One of the most memorable art performances of the past 30 years was Roger Shimomura’s “The Last Sansei Story,” presented at Johnson County Community College in October 1993.
The three-act show, one of roughly three dozen performances dating to Shimomura’s grad school days in the late 1960s, brought the themes and images of his well-known, Pop-inspired paintings and prints vividly to life through film, live acting, projected photographs and music.
A new exhibition at the Spencer Museum of Art offers an overview of the longtime KU professor of art’s prolific history as a performance artist. According to the exhibit’s curator, Kris Ercums, “Staging Shimomura” includes digitally remastered excerpts of most of the artist’s major performance works and related prints, paintings, theatrical props and ephemera.
Like a portal into the artist’s consciousness, the performances draw on all the themes, experiences and events which have captured Shimomura’s imagination and elicited his critique throughout his career. The balance of humor and heartbreak is compelling, in works ranging from the early “Toku’s Dance,” one of many performances inspired by the diary his grandmother Toku kept while Roger and his family were interned in Camp Minidoka in Idaho during World War II, to his final performance, “Amnesia,” dating to 2002.

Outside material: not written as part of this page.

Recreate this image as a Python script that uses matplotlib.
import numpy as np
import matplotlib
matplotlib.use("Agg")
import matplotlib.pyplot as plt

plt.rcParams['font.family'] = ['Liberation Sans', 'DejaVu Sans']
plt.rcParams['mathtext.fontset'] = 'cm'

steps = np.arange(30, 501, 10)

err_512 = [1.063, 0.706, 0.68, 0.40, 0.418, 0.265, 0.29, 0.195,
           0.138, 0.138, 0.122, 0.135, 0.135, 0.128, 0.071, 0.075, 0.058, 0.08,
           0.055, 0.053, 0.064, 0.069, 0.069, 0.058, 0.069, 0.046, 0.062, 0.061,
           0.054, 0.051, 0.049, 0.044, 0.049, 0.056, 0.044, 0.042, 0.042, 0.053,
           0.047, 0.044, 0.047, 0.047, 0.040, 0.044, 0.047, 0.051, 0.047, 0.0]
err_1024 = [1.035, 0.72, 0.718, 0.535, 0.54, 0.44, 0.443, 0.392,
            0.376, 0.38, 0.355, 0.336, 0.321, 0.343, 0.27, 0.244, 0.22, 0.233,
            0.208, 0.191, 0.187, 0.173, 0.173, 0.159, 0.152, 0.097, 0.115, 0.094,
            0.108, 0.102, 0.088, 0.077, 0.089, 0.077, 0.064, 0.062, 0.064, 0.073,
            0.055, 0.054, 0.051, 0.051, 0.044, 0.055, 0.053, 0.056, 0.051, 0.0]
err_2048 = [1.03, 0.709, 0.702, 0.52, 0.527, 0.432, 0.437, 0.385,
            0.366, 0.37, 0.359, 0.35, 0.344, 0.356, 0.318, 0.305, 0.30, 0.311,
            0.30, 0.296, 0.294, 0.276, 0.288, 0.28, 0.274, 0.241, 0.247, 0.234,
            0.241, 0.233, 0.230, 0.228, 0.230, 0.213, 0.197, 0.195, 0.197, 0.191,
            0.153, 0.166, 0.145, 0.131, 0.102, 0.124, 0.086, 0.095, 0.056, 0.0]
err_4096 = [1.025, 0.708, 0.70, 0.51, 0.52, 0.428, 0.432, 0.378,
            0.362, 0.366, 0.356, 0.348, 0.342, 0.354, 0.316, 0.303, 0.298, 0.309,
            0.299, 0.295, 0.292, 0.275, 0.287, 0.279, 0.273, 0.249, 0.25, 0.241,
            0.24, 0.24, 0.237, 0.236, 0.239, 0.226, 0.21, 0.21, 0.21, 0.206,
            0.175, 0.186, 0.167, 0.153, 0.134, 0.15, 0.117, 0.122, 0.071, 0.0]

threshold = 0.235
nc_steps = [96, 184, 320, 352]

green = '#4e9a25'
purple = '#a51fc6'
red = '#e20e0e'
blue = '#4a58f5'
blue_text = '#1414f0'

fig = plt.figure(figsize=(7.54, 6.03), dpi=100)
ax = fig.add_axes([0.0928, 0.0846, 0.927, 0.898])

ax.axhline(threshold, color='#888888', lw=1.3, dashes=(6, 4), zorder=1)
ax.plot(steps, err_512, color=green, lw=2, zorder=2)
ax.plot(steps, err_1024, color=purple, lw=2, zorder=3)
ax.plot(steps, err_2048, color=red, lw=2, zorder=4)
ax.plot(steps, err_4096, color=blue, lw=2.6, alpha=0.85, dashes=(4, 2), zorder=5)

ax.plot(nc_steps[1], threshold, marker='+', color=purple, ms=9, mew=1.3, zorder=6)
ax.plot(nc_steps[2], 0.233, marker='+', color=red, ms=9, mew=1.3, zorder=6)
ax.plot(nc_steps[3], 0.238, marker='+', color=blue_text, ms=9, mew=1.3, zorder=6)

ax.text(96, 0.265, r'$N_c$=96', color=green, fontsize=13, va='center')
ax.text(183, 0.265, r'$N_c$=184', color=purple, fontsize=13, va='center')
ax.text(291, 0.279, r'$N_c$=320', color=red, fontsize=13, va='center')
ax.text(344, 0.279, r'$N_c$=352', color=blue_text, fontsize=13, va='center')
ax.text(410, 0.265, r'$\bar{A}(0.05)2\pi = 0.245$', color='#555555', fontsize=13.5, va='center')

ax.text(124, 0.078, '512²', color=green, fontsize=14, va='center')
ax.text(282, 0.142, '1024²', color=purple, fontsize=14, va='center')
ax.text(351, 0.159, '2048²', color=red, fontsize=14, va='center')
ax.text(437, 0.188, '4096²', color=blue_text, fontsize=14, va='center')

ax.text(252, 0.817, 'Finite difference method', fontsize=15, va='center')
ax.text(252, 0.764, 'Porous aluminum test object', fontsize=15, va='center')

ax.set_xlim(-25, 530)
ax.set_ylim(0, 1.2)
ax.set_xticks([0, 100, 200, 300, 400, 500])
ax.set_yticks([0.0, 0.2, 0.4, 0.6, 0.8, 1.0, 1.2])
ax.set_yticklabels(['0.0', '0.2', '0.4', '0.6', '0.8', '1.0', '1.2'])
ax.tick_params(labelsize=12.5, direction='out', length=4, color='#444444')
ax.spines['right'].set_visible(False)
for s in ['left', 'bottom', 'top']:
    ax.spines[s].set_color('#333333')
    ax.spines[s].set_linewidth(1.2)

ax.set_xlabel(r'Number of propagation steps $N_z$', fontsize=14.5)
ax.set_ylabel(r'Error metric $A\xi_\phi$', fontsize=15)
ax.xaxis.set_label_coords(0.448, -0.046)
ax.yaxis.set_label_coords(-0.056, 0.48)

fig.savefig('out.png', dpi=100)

Shoji screens, Noh masks and barbed wire are mainstays of Shimomura’s iconography. “The Last Sansei Story” included an original song, “Yellow No Same,” combatting Westerners’ widely held view that all Asians are the same. Music and dance are central to Shimomura’s performances, which have incorporated traditional Japanese music, Sousa marches, pop tunes from the artist’s youth and a variety of sound effects.

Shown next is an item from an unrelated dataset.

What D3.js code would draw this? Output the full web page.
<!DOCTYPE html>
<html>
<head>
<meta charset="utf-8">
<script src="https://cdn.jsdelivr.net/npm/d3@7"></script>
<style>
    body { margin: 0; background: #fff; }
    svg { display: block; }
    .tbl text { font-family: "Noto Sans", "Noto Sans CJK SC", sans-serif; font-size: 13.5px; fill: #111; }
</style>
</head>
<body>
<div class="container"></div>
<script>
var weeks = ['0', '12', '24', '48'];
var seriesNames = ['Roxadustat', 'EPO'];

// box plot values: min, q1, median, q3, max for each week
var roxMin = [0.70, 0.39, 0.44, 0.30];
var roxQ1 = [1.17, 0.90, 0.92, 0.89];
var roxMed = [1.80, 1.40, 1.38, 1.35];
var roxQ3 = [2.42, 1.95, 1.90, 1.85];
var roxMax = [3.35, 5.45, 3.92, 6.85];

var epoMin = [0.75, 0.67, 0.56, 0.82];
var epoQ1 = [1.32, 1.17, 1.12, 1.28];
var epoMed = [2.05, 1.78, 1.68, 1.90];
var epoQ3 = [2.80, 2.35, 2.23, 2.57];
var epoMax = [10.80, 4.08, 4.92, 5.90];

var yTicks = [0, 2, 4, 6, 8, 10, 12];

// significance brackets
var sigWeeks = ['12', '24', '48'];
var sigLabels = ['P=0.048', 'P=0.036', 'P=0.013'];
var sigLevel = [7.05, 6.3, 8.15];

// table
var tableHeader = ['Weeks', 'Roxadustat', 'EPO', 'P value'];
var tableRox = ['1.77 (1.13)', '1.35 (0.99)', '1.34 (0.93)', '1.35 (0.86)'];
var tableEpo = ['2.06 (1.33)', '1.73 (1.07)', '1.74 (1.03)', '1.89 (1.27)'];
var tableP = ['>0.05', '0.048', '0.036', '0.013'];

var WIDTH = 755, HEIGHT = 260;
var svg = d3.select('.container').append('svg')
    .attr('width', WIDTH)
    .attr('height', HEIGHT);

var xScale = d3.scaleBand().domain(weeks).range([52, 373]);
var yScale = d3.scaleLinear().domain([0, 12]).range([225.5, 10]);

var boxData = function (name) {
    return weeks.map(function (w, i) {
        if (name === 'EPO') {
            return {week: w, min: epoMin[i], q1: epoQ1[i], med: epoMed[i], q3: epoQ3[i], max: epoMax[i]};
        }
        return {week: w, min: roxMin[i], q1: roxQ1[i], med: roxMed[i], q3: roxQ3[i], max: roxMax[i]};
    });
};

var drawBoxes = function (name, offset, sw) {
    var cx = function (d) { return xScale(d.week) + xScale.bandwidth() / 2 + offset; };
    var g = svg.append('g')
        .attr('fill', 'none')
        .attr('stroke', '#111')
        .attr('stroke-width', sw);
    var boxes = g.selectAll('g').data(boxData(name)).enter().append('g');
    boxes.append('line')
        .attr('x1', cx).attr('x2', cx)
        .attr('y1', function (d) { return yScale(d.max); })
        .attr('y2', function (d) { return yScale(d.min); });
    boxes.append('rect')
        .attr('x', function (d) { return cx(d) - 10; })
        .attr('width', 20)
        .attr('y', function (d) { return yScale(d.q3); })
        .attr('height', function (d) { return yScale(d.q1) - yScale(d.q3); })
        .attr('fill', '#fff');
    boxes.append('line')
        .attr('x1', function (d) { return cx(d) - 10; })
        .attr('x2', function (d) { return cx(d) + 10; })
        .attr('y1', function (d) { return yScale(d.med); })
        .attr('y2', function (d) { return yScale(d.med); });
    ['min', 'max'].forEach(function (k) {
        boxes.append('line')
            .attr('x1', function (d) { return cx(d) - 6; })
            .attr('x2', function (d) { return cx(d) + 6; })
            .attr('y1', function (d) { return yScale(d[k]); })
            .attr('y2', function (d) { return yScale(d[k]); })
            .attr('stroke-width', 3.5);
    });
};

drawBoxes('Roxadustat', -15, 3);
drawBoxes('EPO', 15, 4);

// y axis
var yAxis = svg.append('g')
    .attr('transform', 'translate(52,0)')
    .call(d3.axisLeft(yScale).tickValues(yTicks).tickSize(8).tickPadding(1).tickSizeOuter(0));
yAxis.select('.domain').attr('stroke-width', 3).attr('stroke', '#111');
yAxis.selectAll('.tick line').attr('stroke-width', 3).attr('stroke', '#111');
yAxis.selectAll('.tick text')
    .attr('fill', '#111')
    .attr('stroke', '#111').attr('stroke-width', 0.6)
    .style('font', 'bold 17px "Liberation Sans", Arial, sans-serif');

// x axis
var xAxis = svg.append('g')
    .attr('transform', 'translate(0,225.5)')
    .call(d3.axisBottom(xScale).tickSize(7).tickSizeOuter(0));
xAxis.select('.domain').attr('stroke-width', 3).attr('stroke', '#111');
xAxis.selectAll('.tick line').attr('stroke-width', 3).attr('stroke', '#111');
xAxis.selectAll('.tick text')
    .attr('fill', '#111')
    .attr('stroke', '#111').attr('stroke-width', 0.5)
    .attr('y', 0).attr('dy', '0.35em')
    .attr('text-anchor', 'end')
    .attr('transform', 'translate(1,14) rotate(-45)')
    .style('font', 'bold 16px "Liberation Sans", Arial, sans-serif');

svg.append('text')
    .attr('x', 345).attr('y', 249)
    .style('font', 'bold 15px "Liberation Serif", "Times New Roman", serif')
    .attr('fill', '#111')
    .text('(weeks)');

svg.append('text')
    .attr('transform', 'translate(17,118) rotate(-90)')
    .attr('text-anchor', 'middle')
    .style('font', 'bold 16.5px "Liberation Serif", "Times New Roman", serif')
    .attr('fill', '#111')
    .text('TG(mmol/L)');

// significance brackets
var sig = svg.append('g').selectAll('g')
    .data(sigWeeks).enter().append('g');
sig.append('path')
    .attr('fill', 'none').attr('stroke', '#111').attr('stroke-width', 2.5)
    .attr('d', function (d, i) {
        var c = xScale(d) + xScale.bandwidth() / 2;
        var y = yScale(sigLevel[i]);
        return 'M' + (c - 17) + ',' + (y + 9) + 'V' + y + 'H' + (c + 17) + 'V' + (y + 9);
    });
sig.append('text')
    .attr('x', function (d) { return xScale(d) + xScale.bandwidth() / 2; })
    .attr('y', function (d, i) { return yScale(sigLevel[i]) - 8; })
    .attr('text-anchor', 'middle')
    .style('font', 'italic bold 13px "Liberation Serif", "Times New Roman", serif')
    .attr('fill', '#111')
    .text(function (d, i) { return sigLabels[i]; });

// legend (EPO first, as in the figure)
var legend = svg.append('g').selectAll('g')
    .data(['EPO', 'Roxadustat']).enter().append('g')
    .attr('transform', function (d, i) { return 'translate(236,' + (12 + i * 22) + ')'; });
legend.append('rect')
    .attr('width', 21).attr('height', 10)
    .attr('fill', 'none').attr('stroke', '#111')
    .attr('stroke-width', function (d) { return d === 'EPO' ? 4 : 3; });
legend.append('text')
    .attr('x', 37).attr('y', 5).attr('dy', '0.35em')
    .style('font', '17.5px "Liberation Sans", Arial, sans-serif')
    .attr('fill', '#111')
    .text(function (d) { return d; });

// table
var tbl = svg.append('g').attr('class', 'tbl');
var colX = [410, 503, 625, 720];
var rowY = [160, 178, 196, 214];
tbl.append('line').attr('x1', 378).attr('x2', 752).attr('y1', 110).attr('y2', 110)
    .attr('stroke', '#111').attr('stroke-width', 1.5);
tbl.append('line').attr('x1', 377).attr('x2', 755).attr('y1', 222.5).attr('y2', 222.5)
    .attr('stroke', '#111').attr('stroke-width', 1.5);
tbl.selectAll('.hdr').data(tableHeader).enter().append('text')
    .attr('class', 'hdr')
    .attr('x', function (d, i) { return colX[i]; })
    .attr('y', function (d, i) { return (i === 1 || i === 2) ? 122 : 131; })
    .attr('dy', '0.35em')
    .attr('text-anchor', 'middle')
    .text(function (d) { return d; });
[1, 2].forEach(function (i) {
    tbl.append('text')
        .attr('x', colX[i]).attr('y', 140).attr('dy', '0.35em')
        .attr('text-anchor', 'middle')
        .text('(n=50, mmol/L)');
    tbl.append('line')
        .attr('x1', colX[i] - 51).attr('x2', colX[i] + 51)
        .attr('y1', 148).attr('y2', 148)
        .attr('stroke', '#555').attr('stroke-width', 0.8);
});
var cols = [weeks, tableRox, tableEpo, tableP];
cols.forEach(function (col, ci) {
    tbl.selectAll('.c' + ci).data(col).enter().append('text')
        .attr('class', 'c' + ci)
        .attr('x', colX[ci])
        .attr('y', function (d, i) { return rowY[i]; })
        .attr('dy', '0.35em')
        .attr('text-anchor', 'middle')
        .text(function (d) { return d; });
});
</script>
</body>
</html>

“Campfire Diary” opens with footage of the bombing of Pearl Harbor, which set in motion Executive Order 9066, establishing the infamous Japanese American internment camps, where Shimomura spent time as a child with his family.
As Ercums notes, “One compelling aspect of the exhibition is how Roger’s examination of stereotypes and racism continues to resonate in today’s America.”
A highlight of the exhibition is a restaging of Shimomura’s “Relocation Luncheon,” an installation featuring a weathered picnic table with items from Camp Minodoka. A soundtrack of entries from his grandmother’s diary from December 1942 accompanies video segments of a changing sky viewed through a barbed wire fence.
The exhibit will also feature excerpts of works by Shimomura’s students from the years he taught performance at KU. “Staging Shimomura” is a major undertaking, occupying three galleries on the third floor including the spacious Central Court. In conjunction with the exhibit, Shimomura will be awarded an honorary doctorate in the arts by KU in May.
“Staging Shimomura” opened Feb. 28 and continues at KU’s Spencer Museum of Art, 1301 Mississippi St., Lawrence, through June 21. Hours are 10 a.m. to 4 p.m. Tuesday, Friday and Saturday; 10 a.m. to 8 p.m. Wednesday and Thursday and noon to 4 p.m. Sunday. Closed Mondays. For more information about the exhibit and related events, 785.864.4710 or www.spencerart.ku.edu.
Above: Video still from a performance of Roger Shimomura’s “Campfire Diary” (1993), inspired by the infamous Japanese American internment camps where Shimomura spent time as a child with his family during World War II.